Need help in a real analysis question

[zztc2004]

I am trying to prove a question :
Assume K$$\inR^{m}$$ is compact and {xn} (n from 1 to infinite) is a sequence of points in K that does not converge . Prove that there are 2 subsequences that converge to different points in K .
Hint : Let yi=x$$_{ni}$$ be one subsequence that converges to a point in K. what is the consequence of the fact that the whole sequence goes not converge to y .

 

[Bacle]

Hi, zz:

You may be able to argue that if two subsequences {x_ni} and {x_nj} of {x_n}
converge to the same value x, then the original sequence {x_n} must itself converge
to x . It seems clear this would be true if X is metric/metrizable, when you can just use the triangle inequality, but let's see the more general case:

So assume that. Then for every 'hood U_x of x, ( 'hood :=neighborhood) there
is an N with : x_ni is in U_x for i>n, and x_nj is also in U_x.

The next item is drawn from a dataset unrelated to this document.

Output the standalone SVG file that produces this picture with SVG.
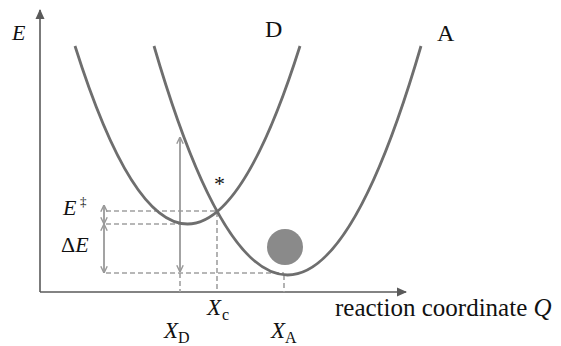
<svg xmlns="http://www.w3.org/2000/svg" width="561" height="346" viewBox="0 0 561 346">
<defs>
<style>
.axis{stroke:#5a5a5a;stroke-width:1.6;fill:none}
.curve{stroke:#6e6e6e;stroke-width:2.8;fill:none}
.dash{stroke:#a0a0a0;stroke-width:1.6;stroke-dasharray:5 3;fill:none}
.arr{stroke:#999;stroke-width:1.8;fill:none}
text{font-family:"Liberation Serif","Times New Roman",serif;fill:#111}
.it{font-style:italic}
</style>
<marker id="tri" viewBox="0 0 10 10" refX="9" refY="5" markerWidth="10" markerHeight="10" markerUnits="userSpaceOnUse" orient="auto">
<path d="M0,0.5 L10,5 L0,9.5 Z" fill="#5a5a5a"/>
</marker>
<marker id="vee" viewBox="0 0 10 10" refX="9.5" refY="5" markerWidth="8" markerHeight="8" markerUnits="userSpaceOnUse" orient="auto-start-reverse">
<path d="M1,1 L9.5,5 L1,9" fill="none" stroke="#999" stroke-width="1.8"/>
</marker>
</defs>
<rect width="561" height="346" fill="#fff"/>
<g id="axes">
<line class="axis" x1="40" y1="292" x2="40" y2="10" marker-end="url(#tri)"/>
<line class="axis" x1="40" y1="292" x2="406" y2="292" marker-end="url(#tri)"/>
</g>
<g id="ball"><circle cx="285" cy="247" r="18" fill="#8a8a8a"/></g>
<g id="connectors">
<line class="dash" x1="106" y1="211" x2="217" y2="211"/>
<line class="dash" x1="106" y1="224" x2="180" y2="224"/>
<line class="dash" x1="106" y1="273" x2="284" y2="273"/>
<line class="dash" x1="180" y1="273" x2="180" y2="292"/>
<line class="dash" x1="217" y1="212" x2="217" y2="292"/>
<line class="dash" x1="284" y1="275" x2="284" y2="292"/>
<line class="arr" x1="180" y1="137" x2="180" y2="272" marker-start="url(#vee)" marker-end="url(#vee)"/>
<line class="arr" x1="104" y1="205" x2="104" y2="224" marker-start="url(#vee)" marker-end="url(#vee)"/>
<line class="arr" x1="104" y1="224" x2="104" y2="273" marker-start="url(#vee)" marker-end="url(#vee)"/>
</g>
<g id="curve-D"><path class="curve" d="M75,46 Q187.5,402 300,46"/></g>
<g id="curve-A"><path class="curve" d="M154,46 Q287.5,504 421,46"/></g>
<g id="labels">
<text class="it" x="12" y="40" font-size="22">E</text>
<text x="265" y="37" font-size="24">D</text>
<text x="437" y="41" font-size="24">A</text>
<text x="214" y="191" font-size="22">*</text>
<text class="it" x="63" y="215" font-size="22">E</text>
<text x="80" y="206" font-size="13">‡</text>
<text x="61" y="252" font-size="22">Δ<tspan class="it">E</tspan></text>
<text class="it" x="164" y="338" font-size="23">X</text>
<text x="178" y="343" font-size="16">D</text>
<text class="it" x="207" y="315" font-size="23">X</text>
<text x="222" y="320" font-size="16">c</text>
<text class="it" x="271" y="338" font-size="23">X</text>
<text x="285" y="343" font-size="16">A</text>
<text x="335" y="316" font-size="25">reaction coordinate <tspan class="it">Q</tspan></text>
</g>
</svg>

I think that is almost it.

 

[dimitri151]

Look up Heine-Borel Theorem. See if that and the given condition of compactness tells you anything about K. Also look up Bolzano-Weierstrass Theorem. See if that helps you show there is a convergent subsequence. Also, if you can show there is one converging subsequence why is it that the whole given sequence doesn't converge? Can you do a subsequence-ectomy, then B-W Th again on what's left? I won't say more.